Le Conseil poursuit durant le reste de la journée de mardi son débat de haut niveau, entamé hier.


Réunion-débat de haut niveau sur cinquantième anniversaire des deux Pactes internationaux relatifs aux droits de l'homme

Remarques liminaires

M. ZEID RA'AD AL HUSSEIN, Haut-Commissaire aux droits de l'homme, a déclaré que l'expérience collective de l'humanité, marquée notamment par les guerres dévastatrices, les génocides et l'oppression coloniale, a fait comprendre l'importance des droits de l'homme en tant qu'outils de paix et de développement pour tous. Aujourd'hui, ce qui unit l'humanité est plus fort que ce qui la divise et va au-delà des deux Pactes internationaux dont on célèbre cette année le cinquantième anniversaire, à savoir le Pacte international relatif aux droits civils et politiques et le Pacte international relatif aux droits économiques, sociaux et culturels. Tous les droits inscrits dans ces deux instruments sont indissociables et constituent une force vertueuse qui soutient le développement humain, a déclaré le Haut-Commissaire. Il a ensuite observé que si les deux Pactes ont été largement ratifiés, il reste tout de même 27 États qui n'en ont ratifié aucun des deux et huit autres qui n'en ont ratifié qu'un seul. M. Zeid a avoué ne pas comprendre le refus ou les réticences de ces États et les a enjoints à y remédier au cours de cette année anniversaire.

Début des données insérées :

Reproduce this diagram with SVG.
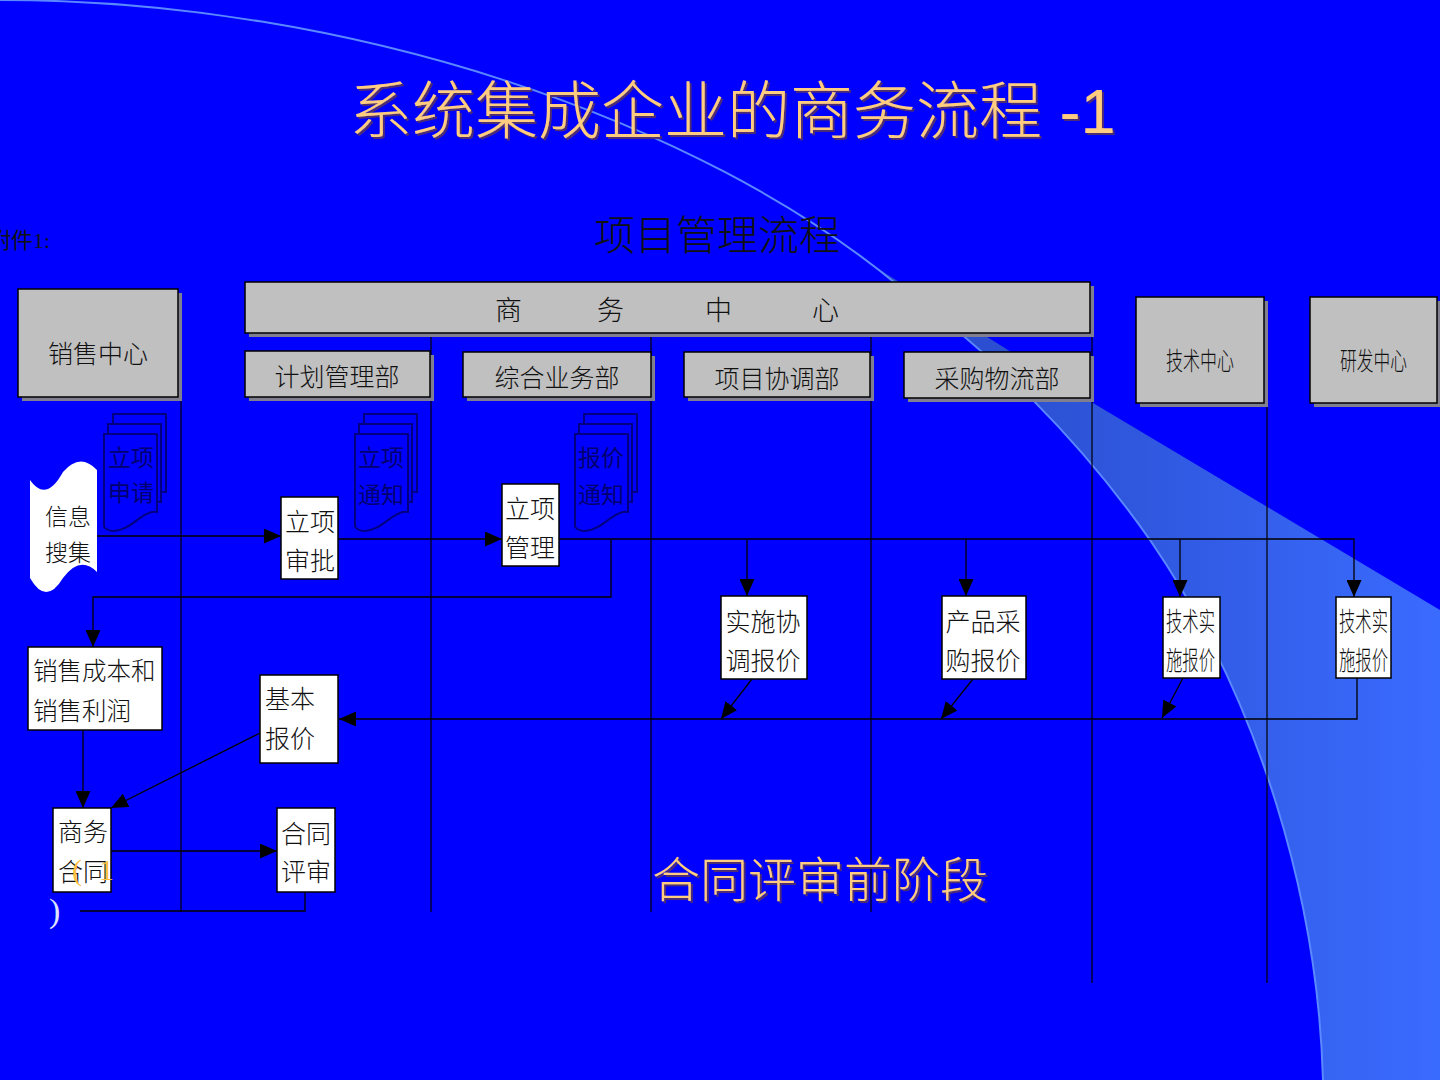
<svg xmlns="http://www.w3.org/2000/svg" width="1440" height="1080" viewBox="0 0 1440 1080">
<defs>
<style>
.cjk{font-family:'Noto Sans CJK SC','Liberation Sans',sans-serif;fill:#111;font-weight:300}
.hdr{fill:#c0c0c0;stroke:#000;stroke-width:1.5}
.shd{fill:#7f7f8f}
.wbox{fill:#fff;stroke:#000;stroke-width:1.5}
.lane{stroke:#000;stroke-width:1.2;fill:none}
.con{stroke:#000;stroke-width:1.3;fill:none}
.doc{fill:#0000ff;stroke:#000080;stroke-width:2}
.doct{font-family:'Noto Sans CJK SC',sans-serif;fill:#000070;font-size:23px;text-anchor:middle;font-weight:400}
.orange{font-family:'Liberation Sans','Noto Sans CJK SC',sans-serif;fill:#ffcc80;font-weight:300}
</style>
<linearGradient id="band" gradientUnits="userSpaceOnUse" x1="1000" y1="0" x2="1440" y2="0">
<stop offset="0" stop-color="#2b4fd0"/>
<stop offset="1" stop-color="#3a6bff"/>
</linearGradient>
<filter id="tsh" x="-5%" y="-20%" width="110%" height="140%">
<feDropShadow dx="2" dy="2" stdDeviation="0.5" flood-color="#553366" flood-opacity="0.9"/>
</filter>
<marker id="arr" viewBox="0 0 17 15" refX="17" refY="7.5" markerWidth="17" markerHeight="15" markerUnits="userSpaceOnUse" orient="auto">
<path d="M0,0 L17,7.5 L0,15 Z" fill="#000"/>
</marker>
<path id="page" d="M0,0 H53 V78 C38,76 28,96 10,97 C4,97 0,94 0,92 Z"/>
</defs>

<!-- background -->
<rect x="0" y="0" width="1440" height="1080" fill="#0000ff"/>
<path d="M880,270 L1093,403 L1440,610 L1440,1080 L1323,1080 C1318,900 1260,700 1150,540 C1080,440 990,350 900,287 Z" fill="url(#band)"/>
<path d="M0,0 C350,0 700,120 900,287 C990,350 1080,440 1150,540 C1260,700 1318,900 1323,1080" fill="none" stroke="#5a88ff" stroke-width="2"/>

<!-- titles -->
<text class="orange" x="349" y="133" font-size="63" filter="url(#tsh)">系统集成企业的商务流程 -1</text>
<text class="cjk" x="717" y="250" font-size="41" text-anchor="middle" fill="#000">项目管理流程</text>
<text x="-11" y="248" font-size="22" font-family="'Liberation Serif','Noto Sans CJK SC',serif" fill="#111">附件1:</text>

<!-- lane lines -->
<g id="lanes">
<line class="lane" x1="181" y1="401" x2="181" y2="912"/>
<line class="lane" x1="431" y1="337" x2="431" y2="912"/>
<line class="lane" x1="651" y1="337" x2="651" y2="912"/>
<line class="lane" x1="871" y1="337" x2="871" y2="912"/>
<line class="lane" x1="1092" y1="290" x2="1092" y2="983" stroke-width="2"/>
<line class="lane" x1="1267" y1="403" x2="1267" y2="983"/>
</g>

<!-- header boxes -->
<g id="sales-center">
<rect class="shd" x="22" y="293" width="160" height="108"/>
<rect class="hdr" x="18" y="289" width="160" height="108"/>
<text class="cjk" x="98" y="363" font-size="25" text-anchor="middle">销售中心</text>
</g>
<g id="business-center">
<rect class="shd" x="249" y="286" width="845" height="51"/>
<rect class="hdr" x="245" y="282" width="845" height="51"/>
<text class="cjk" y="320" font-size="27"><tspan x="495">商</tspan><tspan x="597">务</tspan><tspan x="705">中</tspan><tspan x="812">心</tspan></text>
</g>
<g id="plan-dept">
<rect class="shd" x="249" y="355" width="185" height="46"/>
<rect class="hdr" x="245" y="351" width="185" height="46"/>
<text class="cjk" x="337" y="386" font-size="25" text-anchor="middle">计划管理部</text>
</g>
<g id="general-dept">
<rect class="shd" x="467" y="356" width="188" height="45"/>
<rect class="hdr" x="463" y="352" width="188" height="45"/>
<text class="cjk" x="557" y="387" font-size="25" text-anchor="middle">综合业务部</text>
</g>
<g id="coord-dept">
<rect class="shd" x="688" y="356" width="186" height="45"/>
<rect class="hdr" x="684" y="352" width="186" height="45"/>
<text class="cjk" x="777" y="388" font-size="25" text-anchor="middle">项目协调部</text>
</g>
<g id="purchase-dept">
<rect class="shd" x="908" y="356" width="186" height="46"/>
<rect class="hdr" x="904" y="352" width="186" height="46"/>
<text class="cjk" x="997" y="388" font-size="25" text-anchor="middle">采购物流部</text>
</g>
<g id="tech-center">
<rect class="shd" x="1140" y="301" width="128" height="106"/>
<rect class="hdr" x="1136" y="297" width="128" height="106"/>
<text class="cjk" x="1166" y="370" font-size="25" textLength="68" lengthAdjust="spacingAndGlyphs">技术中心</text>
</g>
<g id="rd-center">
<rect class="shd" x="1314" y="301" width="127" height="106"/>
<rect class="hdr" x="1310" y="297" width="127" height="106"/>
<text class="cjk" x="1340" y="370" font-size="25" textLength="67" lengthAdjust="spacingAndGlyphs">研发中心</text>
</g>

<!-- documents -->
<g id="doc-apply">
<use href="#page" class="doc" x="113" y="414"/>
<use href="#page" class="doc" x="108" y="424"/>
<use href="#page" class="doc" x="104" y="434"/>
<text class="doct" x="131" y="466">立项</text>
<text class="doct" x="131" y="501">申请</text>
</g>
<g id="doc-notice">
<use href="#page" class="doc" x="364" y="414"/>
<use href="#page" class="doc" x="359" y="424"/>
<use href="#page" class="doc" x="355" y="434"/>
<text class="doct" x="381" y="466">立项</text>
<text class="doct" x="381" y="503">通知</text>
</g>
<g id="doc-quote">
<use href="#page" class="doc" x="584" y="414"/>
<use href="#page" class="doc" x="579" y="424"/>
<use href="#page" class="doc" x="575" y="434"/>
<text class="doct" x="601" y="466">报价</text>
<text class="doct" x="601" y="503">通知</text>
</g>

<!-- connectors -->
<g id="connectors">
<path class="con" d="M97,536 H281" marker-end="url(#arr)"/>
<path class="con" d="M338,539 H502" marker-end="url(#arr)"/>
<path class="con" d="M559,539 H1354 V597" marker-end="url(#arr)"/>
<path class="con" d="M747,539 V596" marker-end="url(#arr)"/>
<path class="con" d="M966,539 V596" marker-end="url(#arr)"/>
<path class="con" d="M1180,539 V597" marker-end="url(#arr)"/>
<path class="con" d="M611,539 V597 H93 V647" marker-end="url(#arr)"/>
<path class="con" d="M83,730 V808" marker-end="url(#arr)"/>
<path class="con" d="M260,733 L111,808" marker-end="url(#arr)"/>
<path class="con" d="M111,851 H277" marker-end="url(#arr)"/>
<path class="con" d="M305,892 V911 H80"/>
<path class="con" d="M1357,678 V719 H339" marker-end="url(#arr)"/>
<path class="con" d="M752,679 L721,719" marker-end="url(#arr)"/>
<path class="con" d="M973,679 L941,719" marker-end="url(#arr)"/>
<path class="con" d="M1183,678 L1162,718" marker-end="url(#arr)"/>
</g>

<!-- process nodes -->
<g id="info-collect">
<path d="M30,480 Q46,503 63,472 Q80,452 97,470 L97,572 Q80,555 63,578 Q46,606 30,578 Z" fill="#fff"/>
<text class="cjk" x="68" y="525" font-size="23" text-anchor="middle">信息</text>
<text class="cjk" x="68" y="561" font-size="23" text-anchor="middle">搜集</text>
</g>
<g id="approve">
<rect class="wbox" x="281" y="497" width="57" height="82"/>
<text class="cjk" x="310" y="531" font-size="25" text-anchor="middle">立项</text>
<text class="cjk" x="310" y="570" font-size="25" text-anchor="middle">审批</text>
</g>
<g id="manage">
<rect class="wbox" x="502" y="484" width="57" height="82"/>
<text class="cjk" x="530" y="518" font-size="25" text-anchor="middle">立项</text>
<text class="cjk" x="530" y="557" font-size="25" text-anchor="middle">管理</text>
</g>
<g id="impl-quote">
<rect class="wbox" x="721" y="596" width="86" height="83"/>
<text class="cjk" x="763" y="631" font-size="25" text-anchor="middle">实施协</text>
<text class="cjk" x="763" y="670" font-size="25" text-anchor="middle">调报价</text>
</g>
<g id="purchase-quote">
<rect class="wbox" x="942" y="596" width="84" height="83"/>
<text class="cjk" x="983" y="631" font-size="25" text-anchor="middle">产品采</text>
<text class="cjk" x="983" y="670" font-size="25" text-anchor="middle">购报价</text>
</g>
<g id="tech-quote-1">
<rect class="wbox" x="1163" y="597" width="57" height="81"/>
<text class="cjk" x="1166" y="631" font-size="26" textLength="49" lengthAdjust="spacingAndGlyphs">技术实</text>
<text class="cjk" x="1166" y="670" font-size="26" textLength="49" lengthAdjust="spacingAndGlyphs">施报价</text>
</g>
<g id="tech-quote-2">
<rect class="wbox" x="1336" y="597" width="55" height="81"/>
<text class="cjk" x="1339" y="631" font-size="26" textLength="49" lengthAdjust="spacingAndGlyphs">技术实</text>
<text class="cjk" x="1339" y="670" font-size="26" textLength="49" lengthAdjust="spacingAndGlyphs">施报价</text>
</g>
<g id="sales-cost">
<rect class="wbox" x="28" y="647" width="134" height="83"/>
<text class="cjk" x="33" y="680" font-size="24.5">销售成本和</text>
<text class="cjk" x="33" y="720" font-size="24.5">销售利润</text>
</g>
<g id="base-quote">
<rect class="wbox" x="260" y="675" width="78" height="88"/>
<text class="cjk" x="265" y="708" font-size="25">基本</text>
<text class="cjk" x="265" y="748" font-size="25">报价</text>
</g>
<g id="contract">
<rect class="wbox" x="53" y="808" width="58" height="84"/>
<text class="cjk" x="58" y="841" font-size="25">商务</text>
<text class="cjk" x="58" y="881" font-size="25">合同</text>
<text y="880" font-size="30" font-family="'Liberation Serif',serif" fill="#ffc040"><tspan x="72">(</tspan><tspan x="99">1</tspan></text>
<text x="49" y="922" font-size="34" font-family="'Liberation Serif',serif" fill="#dde0ff">)</text>
</g>
<g id="contract-review">
<rect class="wbox" x="277" y="808" width="58" height="84"/>
<text class="cjk" x="306" y="843" font-size="25" text-anchor="middle">合同</text>
<text class="cjk" x="306" y="881" font-size="25" text-anchor="middle">评审</text>
</g>

<text class="orange" x="652" y="897" font-size="48" filter="url(#tsh)">合同评审前阶段</text>
</svg>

Le Haut-Commissaire a relevé l'importance d'améliorer la mise en œuvre des deux Pactes, dans un contexte où la liberté d'expression, le droit à un procès équitable, le droit à l'éducation ou à un logement et à travail décents ne sont pas garantis dans tous les États, et où la torture et l'esclavage persistent. Il est crucial que ces deux Pactes soient universellement mis en œuvre, dans un monde où les inégalités économiques persistent aussi, avec 62 personnes qui disposent d'autant de richesses que 3.8 milliards d'autres, a encore plaidé le Haut-Commissaire, ajoutant que ce cinquantième anniversaire offre une occasion de réparer ces injustices. Ces textes sont le fondement d'une bonne gouvernance, ils incarnent les espoirs de paix du monde, a-t-il conclu.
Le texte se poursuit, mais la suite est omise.